Decide what you’re watching for before you demo:

  • Do they understand what it does without you explaining?
  • Do they try to interact with it in the way you intended?
  • Do they ask about price, availability, or next steps? (Strong buying signal.)
  • Do they compare it to something they already use? (Tells you your competition.)

Execution

1. Start a conversation about the problem, not the solution.

Don’t lead with “check out what I built.” Ask about their experience with the problem first. Once they’ve described the pain, then show the prototype: “I’ve been working on something — want to take a look?”

2. Show the prototype and observe.

Hand it to them (physically or screen-share). Watch how they interact with it. Don’t explain how it works unless they ask. Silence is data — if they stare at it confused, that’s a usability signal.

3. Ask follow-up questions.

  • “What do you think this does?”
  • “Would this be useful to you? Why or why not?”
  • “What would you expect to happen next?”
  • “How does this compare to how you handle this today?”

4. Record your observations immediately after.

Note their reaction (excited, confused, polite, skeptical), key quotes, and whether they asked about price or next steps. Don’t take notes during the conversation — it changes the dynamic.

Analysis

1. Tally reactions across demos.

After 10+ demos, categorize responses: How many understood it without explanation? How many asked about price or next steps? How many compared it to something they already use? Look for patterns, not individual reactions.
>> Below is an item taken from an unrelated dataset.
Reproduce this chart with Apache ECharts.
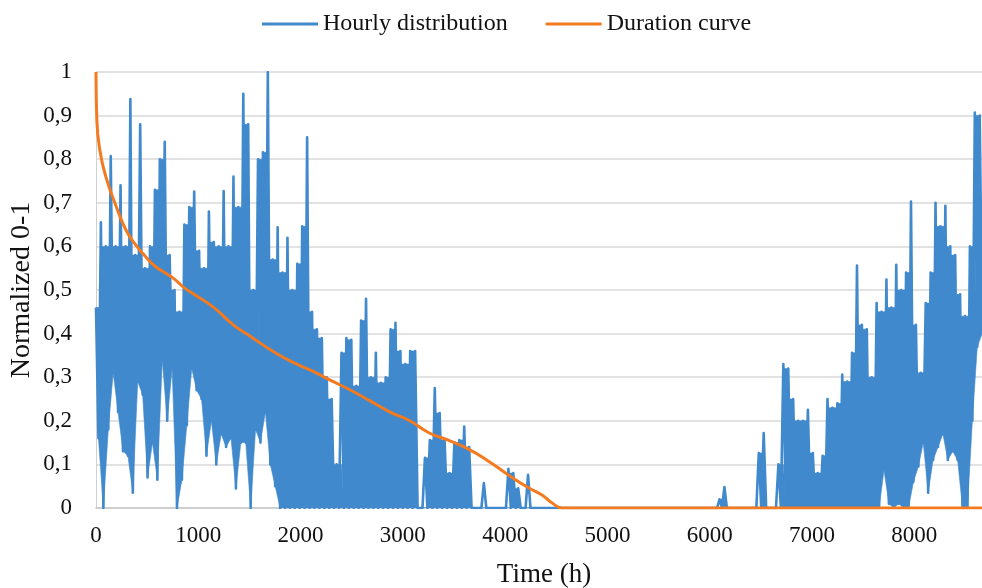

2. Identify the dominant failure mode.

  • If most people don’t understand what it does → the concept needs clearer framing, not a better prototype.
  • If they understand it but aren’t interested → the problem may not be painful enough for this audience.
  • If they’re interested but point out the same missing feature → you’ve found your build priority.

3. For small samples (under 10 demos): Focus on qualitative signals. Two people who ask “can I buy this?” is a stronger signal than eight people who say “that’s interesting.”

Biases & Tips
  • Confirmation bias Don’t explain, correct, or coach participants on how to use the prototype. If you catch yourself saying “no, you’re supposed to…” you’ve stopped testing and started selling.
  • Politeness bias People will say “that’s cool” to avoid awkwardness. Only concrete follow-up actions (asking about price, requesting a follow-up meeting, offering to refer someone) count as real interest.
  • Over-polished prototype If it looks too finished, people give feedback on design details instead of reacting to the core concept. Keep it rough enough to signal “this is a concept.” AI tools can generate realistic-looking mockups very quickly; deliberately dial back the fidelity so the value proposition does the work, not the finish.

Next Steps

  • If most reactions are enthusiastic, scale the winning pitch to a wider audience with a Landing Page Test or pre-sales test.
  • Iterate on the prototype based on the most common objections or confusion points before re-testing.
  • Use a Sales Pitch Test to formalize your pocket demo into a structured pitch and measure close rates.
  • Track which demo contexts (industry events, coworking spaces, customer offices) produce the strongest reactions to refine your target segment.
Learn more

Case Studies

Pebble Watch

Eric Migicovsky carried early Pebble smartwatch prototypes to demo in person during conversations with potential backers. The follow-on Kickstarter campaign launched in April 2012 raised over $10 million from 68,929 backers, becoming the most-funded Kickstarter project at the time.

Read more

Square

Square’s early card-reader prototype (a small white dongle that plugged into a phone’s headphone jack) was small enough to carry and demo in person, helping merchants immediately understand the concept. The company tested its payment method with 50,000 merchants in 2010 before broader launch.